As we begin to recognize more and more of our donors for the integral help that they provide in assisting our programs and our mission, we would like to recognize one person who has an intensely personal connection to Wisconsin Microfinance: Ruth Ohlrogge.
A Madisonian through and through, Ruth grew up just outside of Madison, Wisconsin in a township called Vermont and attended the University of Wisconsin-Madison. Now a speech-language pathologist at an international language school in Bogota, Colombia, Ruth has incorporated a prosocial aspect into both her professional and personal lives.
Ruth’s connection to Wisconsin Microfinance can be traced through both of her parents: Her father is a Wisconsin Microfinance board member, and her mother is from the Philippines, a country in which we operate. Ruth says that her father, Paul, has always encouraged her to get involved with organizations that help those in need, ranging from microfinance to refugee resettlement programs. Due to the fact that she has family in the Philippines, Ruth also has a link and an understanding of the country that few people do. According to her,
“I feel a special connection to the communities that my donations are helping to support. Most of my mother’s family lives in the Philippines, and we have been making frequent visits there since I was a young child. I have seen extreme poverty and how difficult it is to break that cycle.”

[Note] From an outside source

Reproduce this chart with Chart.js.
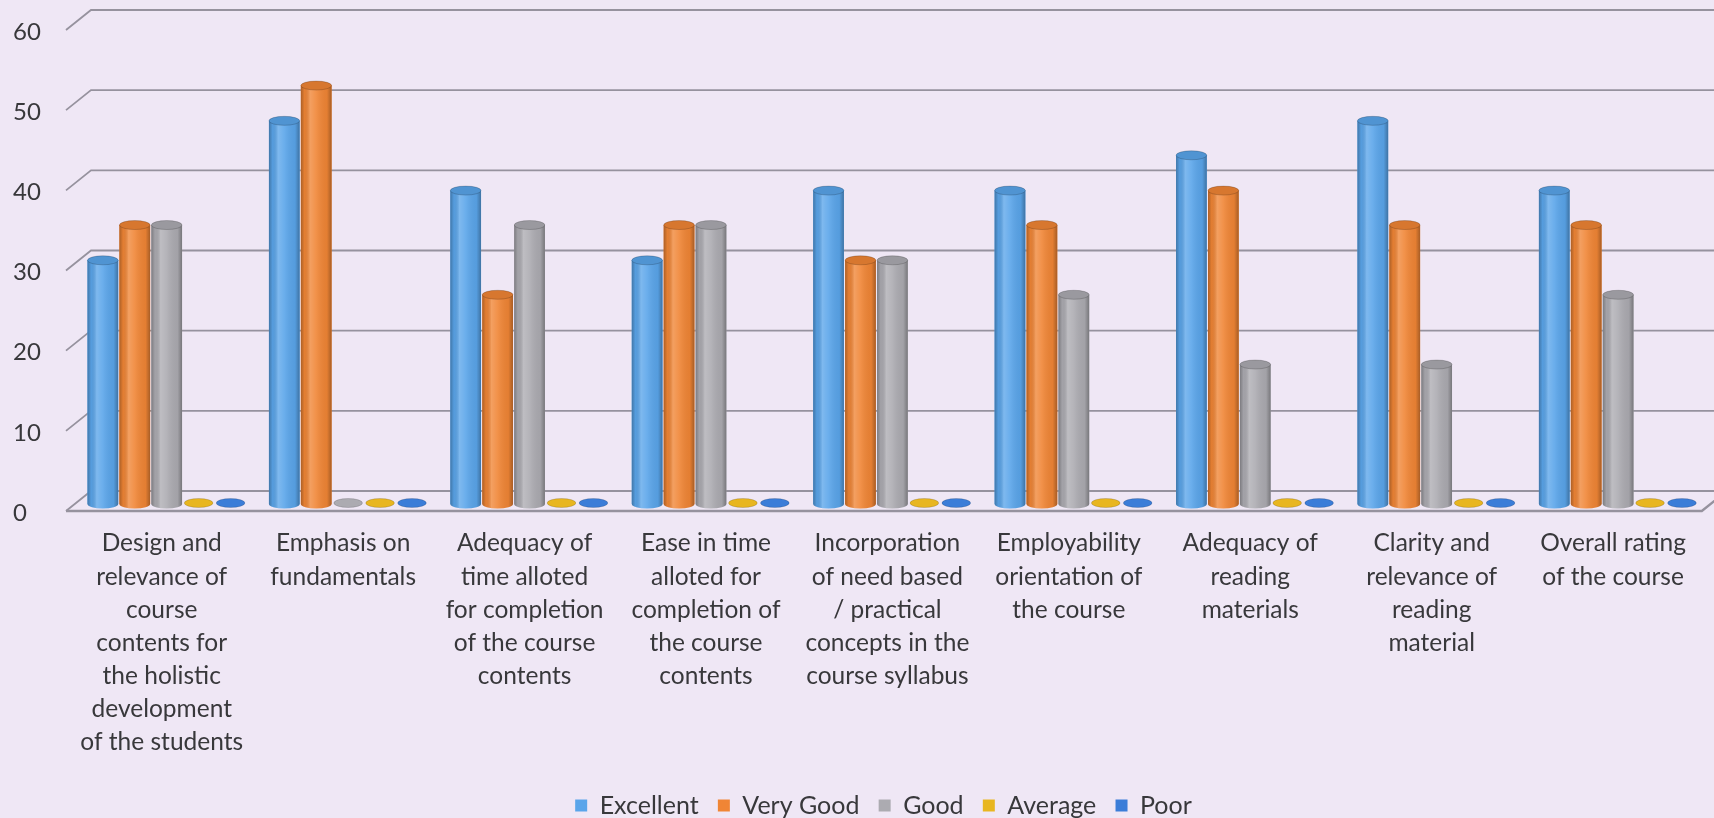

Besides the familial connection to the organization, Ruth also believes in the power that microfinance has to empower entrepreneurs. She states that small business owners can create sustained success with access to capital, citing Wisconsin Microfinance’s over 1,000 successful microloans at a repayment rate of 98% as evidence of its viability.
“The majority of loan recipients have been successful in being able to increase their income and independence, support their families, and pay back the loans. I have been especially struck by how important these loans can be for women and their families–when women are successful, their families are, too.”
With over 80% of Wisconsin Microfinance loans being given out to female entrepreneurs, microfinance is one of the few industries that prioritize women. Not only does a successful microloan increase a recipient’s income, but their independence as well. The ability to not rely on loan sharks or anyone but themselves allows these tenacious women build and create freely not only for themselves, but for their children as well.
Ohlrogge also emphasized the role of microfinance in post-disaster areas. Given that Wisconsin Microfinance was founded in the wake of the 2010 Haitian earthquake, disaster relief has always been of a paramount importance. After a natural disaster occurs, many people turn their attention to one-time relief efforts through organizations like the Red Cross. Although their work is extremely vital and not to be discounted, Ohlrogge states that small, consistent donations can help provide much more stability in their daily lives, helping families get back on their feet and recoup their livelihoods.
Through her family and her education, Ruth Ohlrogge has firsthand seen both the difficulties of breaking the cycle of poverty and the benefits of allowing entrepreneurs to help themselves. Donations are translated into hope, which becomes empowerment, and eventually, self-sufficiency. And none of this would be possible without people like Ruth.